## What you need to do
Locate the lines that hold the string "LaTeX". Copy every such line.
··· Extracted entries
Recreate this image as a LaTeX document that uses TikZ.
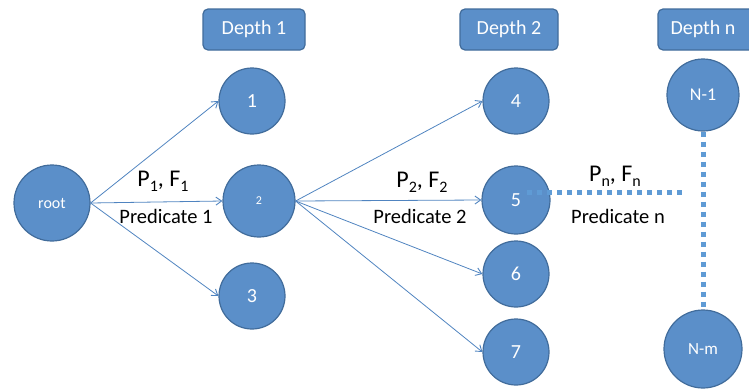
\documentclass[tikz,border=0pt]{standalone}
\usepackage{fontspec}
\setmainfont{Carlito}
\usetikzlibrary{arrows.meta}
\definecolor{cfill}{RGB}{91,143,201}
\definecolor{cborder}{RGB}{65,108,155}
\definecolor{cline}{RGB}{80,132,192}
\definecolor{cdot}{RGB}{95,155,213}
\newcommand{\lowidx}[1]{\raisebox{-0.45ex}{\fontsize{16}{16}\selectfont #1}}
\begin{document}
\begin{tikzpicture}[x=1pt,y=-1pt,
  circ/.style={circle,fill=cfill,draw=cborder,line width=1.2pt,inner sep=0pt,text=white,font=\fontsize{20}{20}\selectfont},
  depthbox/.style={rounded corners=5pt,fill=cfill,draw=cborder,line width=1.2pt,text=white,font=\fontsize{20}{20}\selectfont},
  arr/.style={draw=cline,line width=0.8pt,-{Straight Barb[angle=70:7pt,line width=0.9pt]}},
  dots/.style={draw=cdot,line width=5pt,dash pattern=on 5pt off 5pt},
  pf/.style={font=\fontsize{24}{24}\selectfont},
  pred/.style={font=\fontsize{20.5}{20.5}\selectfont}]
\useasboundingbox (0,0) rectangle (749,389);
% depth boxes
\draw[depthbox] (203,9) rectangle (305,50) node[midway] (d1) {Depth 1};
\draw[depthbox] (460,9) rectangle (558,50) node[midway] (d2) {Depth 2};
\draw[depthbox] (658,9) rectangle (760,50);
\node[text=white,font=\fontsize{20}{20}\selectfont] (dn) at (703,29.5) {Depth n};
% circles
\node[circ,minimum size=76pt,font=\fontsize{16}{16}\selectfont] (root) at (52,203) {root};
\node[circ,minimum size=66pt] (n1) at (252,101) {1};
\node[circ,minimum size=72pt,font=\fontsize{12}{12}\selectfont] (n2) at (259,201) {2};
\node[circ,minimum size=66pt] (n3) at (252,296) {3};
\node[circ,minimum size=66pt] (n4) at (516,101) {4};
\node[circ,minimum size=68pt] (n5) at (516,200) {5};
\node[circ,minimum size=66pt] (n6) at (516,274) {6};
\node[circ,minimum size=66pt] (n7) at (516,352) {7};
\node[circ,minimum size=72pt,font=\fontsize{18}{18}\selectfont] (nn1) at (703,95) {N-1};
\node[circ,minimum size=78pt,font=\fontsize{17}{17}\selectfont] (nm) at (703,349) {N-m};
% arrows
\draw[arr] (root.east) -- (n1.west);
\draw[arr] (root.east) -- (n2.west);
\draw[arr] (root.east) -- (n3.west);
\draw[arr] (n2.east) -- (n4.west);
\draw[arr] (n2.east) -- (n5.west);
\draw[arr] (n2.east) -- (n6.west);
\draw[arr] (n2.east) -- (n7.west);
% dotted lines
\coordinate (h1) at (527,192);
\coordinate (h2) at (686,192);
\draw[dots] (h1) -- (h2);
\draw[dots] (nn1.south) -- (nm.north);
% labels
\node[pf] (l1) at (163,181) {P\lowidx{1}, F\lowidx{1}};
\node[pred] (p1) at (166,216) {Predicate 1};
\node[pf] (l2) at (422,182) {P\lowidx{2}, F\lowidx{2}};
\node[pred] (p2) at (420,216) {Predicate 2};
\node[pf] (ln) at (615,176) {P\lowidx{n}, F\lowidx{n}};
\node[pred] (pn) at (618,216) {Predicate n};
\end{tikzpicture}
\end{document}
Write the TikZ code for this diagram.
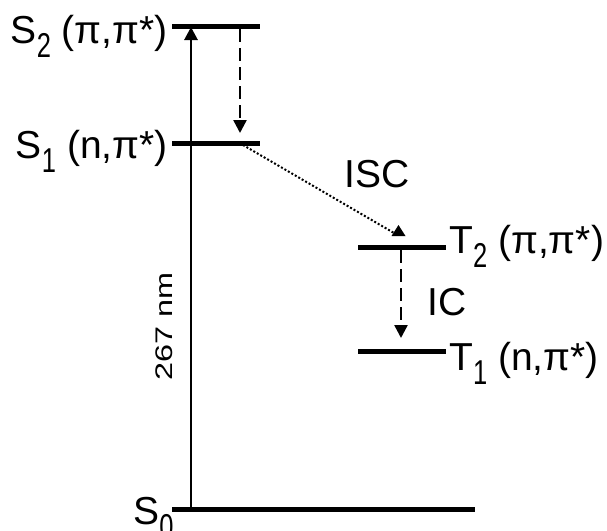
······
··· Extracted entries
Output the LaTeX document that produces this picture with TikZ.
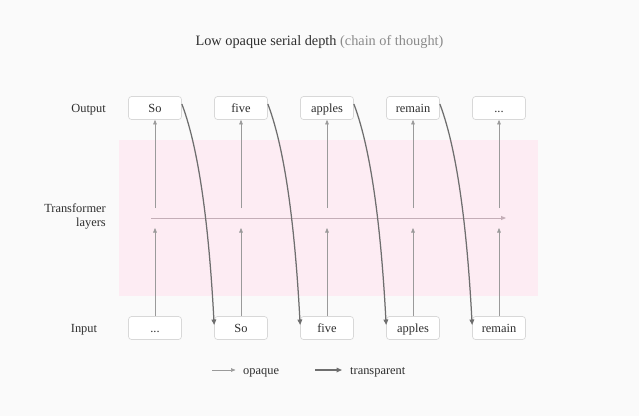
······
··· Extracted entries
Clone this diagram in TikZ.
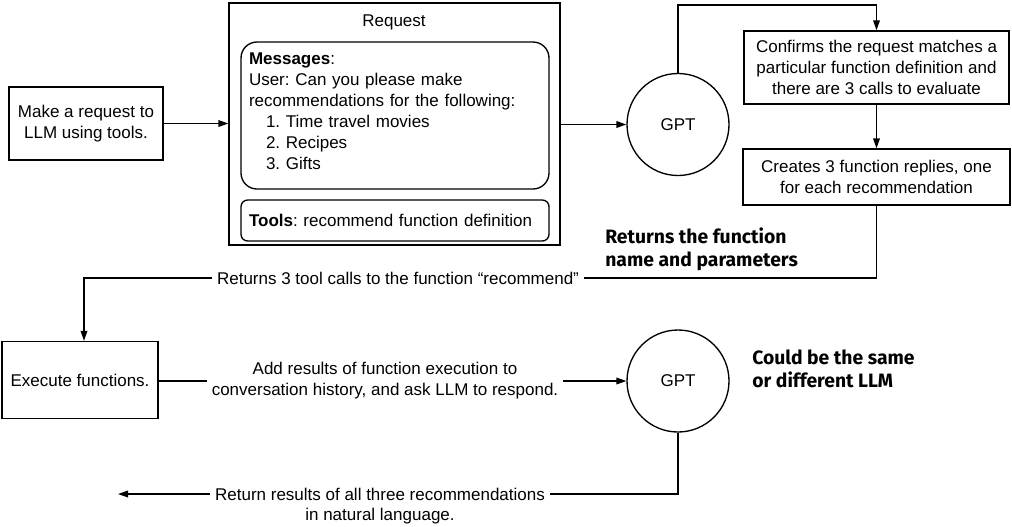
······
## Solved exercise
Recreate this image as a LaTeX document that uses TikZ.
Output the LaTeX document that produces this picture with TikZ.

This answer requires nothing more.